The 12th annual Falls Prevention Awareness Day (FPAD) is today, September 23, 2019. Falls Prevention Awareness Day is sponsored by the National Council on Aging to raise awareness about how to prevent fall-related injuries among older adults and bring attention to this growing public health issue.
Falls are the leading cause of fatal and nonfatal injuries for older Americans. Falls threaten seniors’ safety and independence and generate enormous economic and personal costs. However, falling is not an inevitable result of aging. Through practical lifestyle adjustments, evidence-based falls prevention programs, and clinical-community partnerships, the number of falls among seniors can be substantially reduced.
According to the U.S. Centers for Disease Control and Prevention:
- One-fourth of Americans aged 65+ falls each year.
- Every 11 seconds, an older adult is treated in the emergency room for a fall; every 19 minutes, an older adult dies from a fall.
- Falls are the leading cause of fatal injury and the most common cause of nonfatal trauma-related hospital admissions among older adults.
- Falls result in more than 3 million injuries treated in emergency departments annually, including over 850,000 hospitalizations and more than 29,000 deaths.
- In 2015, the total cost of fall injuries was $50 billion.
- The financial toll for older adult falls is expected to increase as the population ages and may reach $67.7 billion by 2020.
Falls, with or without injury, also carry a heavy quality of life impact. A growing number of older adults fear falling and, as a result, limit their activities and social engagements. This can result in further physical decline, depression, social isolation, and feelings of helplessness.

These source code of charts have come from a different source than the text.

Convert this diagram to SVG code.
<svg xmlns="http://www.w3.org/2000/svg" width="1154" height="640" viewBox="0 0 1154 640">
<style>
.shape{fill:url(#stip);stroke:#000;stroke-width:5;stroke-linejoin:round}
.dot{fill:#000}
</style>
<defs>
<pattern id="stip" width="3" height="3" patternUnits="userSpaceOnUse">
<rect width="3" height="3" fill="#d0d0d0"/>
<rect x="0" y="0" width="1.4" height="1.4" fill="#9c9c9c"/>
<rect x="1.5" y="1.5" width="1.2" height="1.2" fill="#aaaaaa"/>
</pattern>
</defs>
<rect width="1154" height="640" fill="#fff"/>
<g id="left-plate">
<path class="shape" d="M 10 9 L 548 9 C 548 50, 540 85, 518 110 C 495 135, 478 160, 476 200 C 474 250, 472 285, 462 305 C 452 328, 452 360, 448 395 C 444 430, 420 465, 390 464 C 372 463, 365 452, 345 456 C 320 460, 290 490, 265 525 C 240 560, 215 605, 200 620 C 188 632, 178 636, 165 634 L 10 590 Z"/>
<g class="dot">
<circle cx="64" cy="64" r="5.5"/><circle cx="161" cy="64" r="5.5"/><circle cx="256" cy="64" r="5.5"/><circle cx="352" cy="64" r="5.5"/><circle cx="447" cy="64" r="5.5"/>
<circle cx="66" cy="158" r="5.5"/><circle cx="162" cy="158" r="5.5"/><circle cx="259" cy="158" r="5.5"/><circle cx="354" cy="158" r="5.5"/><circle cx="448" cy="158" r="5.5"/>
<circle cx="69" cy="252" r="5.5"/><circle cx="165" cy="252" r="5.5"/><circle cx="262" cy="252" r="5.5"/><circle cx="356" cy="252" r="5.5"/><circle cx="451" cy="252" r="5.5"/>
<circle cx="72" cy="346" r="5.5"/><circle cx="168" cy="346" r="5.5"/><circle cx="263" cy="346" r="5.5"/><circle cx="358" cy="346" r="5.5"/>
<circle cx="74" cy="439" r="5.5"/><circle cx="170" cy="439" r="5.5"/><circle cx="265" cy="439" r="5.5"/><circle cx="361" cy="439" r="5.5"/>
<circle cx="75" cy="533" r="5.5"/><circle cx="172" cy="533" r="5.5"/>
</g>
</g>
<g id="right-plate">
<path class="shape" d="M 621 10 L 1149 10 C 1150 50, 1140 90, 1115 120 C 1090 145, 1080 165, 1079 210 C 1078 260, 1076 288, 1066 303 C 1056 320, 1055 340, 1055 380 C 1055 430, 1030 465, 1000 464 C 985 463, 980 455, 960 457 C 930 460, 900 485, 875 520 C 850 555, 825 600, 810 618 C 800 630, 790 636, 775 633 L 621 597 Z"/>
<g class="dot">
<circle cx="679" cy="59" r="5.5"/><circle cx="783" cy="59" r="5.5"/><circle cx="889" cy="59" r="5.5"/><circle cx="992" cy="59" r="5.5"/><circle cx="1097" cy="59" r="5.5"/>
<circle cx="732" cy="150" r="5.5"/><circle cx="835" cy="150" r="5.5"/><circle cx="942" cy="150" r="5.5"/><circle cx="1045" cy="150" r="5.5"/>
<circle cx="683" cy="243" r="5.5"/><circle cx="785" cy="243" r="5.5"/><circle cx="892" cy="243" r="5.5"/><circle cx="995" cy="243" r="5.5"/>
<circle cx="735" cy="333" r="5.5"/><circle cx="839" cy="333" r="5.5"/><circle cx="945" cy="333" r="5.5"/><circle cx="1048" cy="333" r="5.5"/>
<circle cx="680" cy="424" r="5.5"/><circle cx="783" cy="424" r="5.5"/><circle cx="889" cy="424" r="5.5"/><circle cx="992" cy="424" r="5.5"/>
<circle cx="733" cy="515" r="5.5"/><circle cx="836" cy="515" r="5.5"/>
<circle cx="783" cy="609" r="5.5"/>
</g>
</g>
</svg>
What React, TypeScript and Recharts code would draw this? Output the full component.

Many people think falls are a normal part of aging. The truth is, they’re not. Most falls can be prevented and you have the power to reduce your risk. Below are six important steps that you can take to prevent a fall.
- Find a good balance and exercise program
- Look to build balance, strength, and flexibility.
- Find a program you like and take a friend.
- Talk to your health care provider
- Ask for an assessment of your risk of falling.
- Share your history of recent falls.
- Regularly review your medications with your doctor or pharmacist.
- Make sure side effects aren’t increasing your risk of falling.
- Take medications only as prescribed.
- Get your vision and hearing checked annually and update your eyeglasses
- Your eyes and ears are key to keeping you on your feet.
- Keep your home safe
- Remove tripping hazards, increase lighting, make stairs safe, and install grab bars in key areas.
- Talk to your family members
- Enlist their support in taking simple steps to stay safe. Falls are not just a seniors’ issue.